Getting a refund on your taxes this year? Great, sure beats owing them. You’ve probably heard the advice not to spend your tax refund before it arrives. It falls into the same category as not counting your chickens before they’re hatched. But it’s a good idea to have a plan for when it gets here.
Get All Your Refund Money
Don’t forget that this is your money that you’re getting back. It’s not a gift from the government, what you’ve done by withholding is you’ve given the government money ahead of time so you wouldn’t have to worry about coming up with the amount you owe at tax time. And if you’re getting a refund, then you overestimated so that you wouldn’t have to worry about being short.
Refund anticipation loans are a bad idea unless you’re truly desperate. Otherwise, getting the money early is not worth the price. Would you give someone your money and then have a third-person give you part of it back and get all of it themselves?
If possible, especially if speed is an issue, opt get it through direct deposit as this will make it available much faster and save you the hassle of cashing your check. Double check your banking information before submitting your taxes because you want the refund to go to the right place.
If you get refund anticipation loans every year, have someone help you adjust your withholding. You won’t get as much of a refund (or any) but you also won’t be losing money you’ve earned every year…it’s like getting your refund spread out throughout the year.
Make a Plan for Every Dollar
Again, this is money that you’ve earned. This isn’t a bonus or a windfall, it’s part of your salary that you haven’t been able to get your hands on. So treat it like the rest of your money and make a budget.
There’s nothing wrong with using withholding as a kind of forced savings account. Just remember that it’s like getting money from a savings account. If you want it to be vacation savings, that’s great. Here are some other things to consider when planning:
- Do you have money put aside for emergencies? If you’re not having an emergency right now, then consider putting some in an emergency fund. Nobody avoids emergencies and you can’t plan for them–or they aren’t emergencies. It’s best to be prepared.

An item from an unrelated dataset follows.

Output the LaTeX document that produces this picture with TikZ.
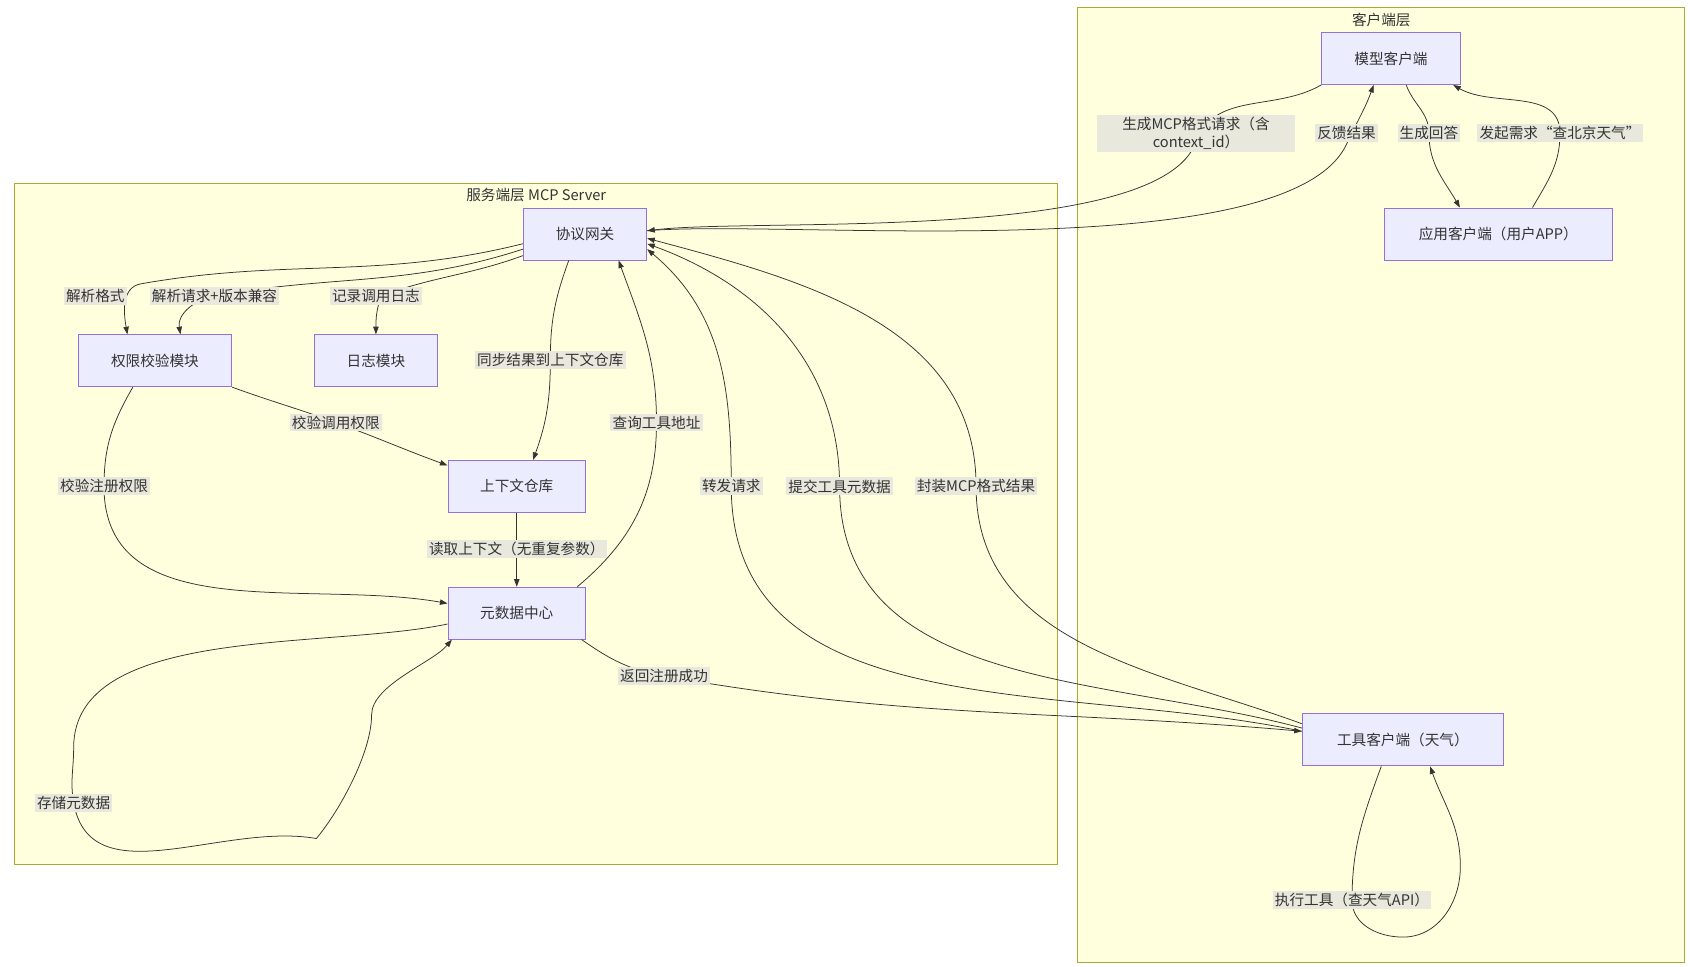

- Could you use a little more flex money each month? If you hadn’t had this money withheld, it would have been divided up between each month. So if your dating budget is being squished by your debt-repayment budget, then maybe you should divide the refund up for the coming year’s dating budget. Some might be surprised I didn’t say “put it toward debt” but getting out of debt is about improving quality of life.
- Are you paying off a debt? That said, paying off debt is also a great use for the money. It saves you money from the interest, delaying gratification but leading to an improvement in quality of life.
- Are there any charities you’ve been meaning to support? If you’re comfortable with living on your take-home pay and are already working on financial goals, consider giving away at least part of your refund. Put it in an account to give away or just do it all at once. Here’s a post about checking out charities’ effectiveness.
Whichever option you choose, make a plan for it. Want to designate $250 as “fun money”? Want to designate all of it as “fun money”? Great. Just have a plan.
If you don’t have a plan, your refund will probably feel too much like a gift or a bonus and just slip through your fingers. I enjoy money much more when I know where it’s going and planned for it to go there. Otherwise, there’s a feeling of vague discomfort, like I should have something to show for my spending.
Don’t spend your tax refund before it gets here. And don’t let it slip through your fingers. This is money that you earned–spend it, enjoy it, make it make your life better.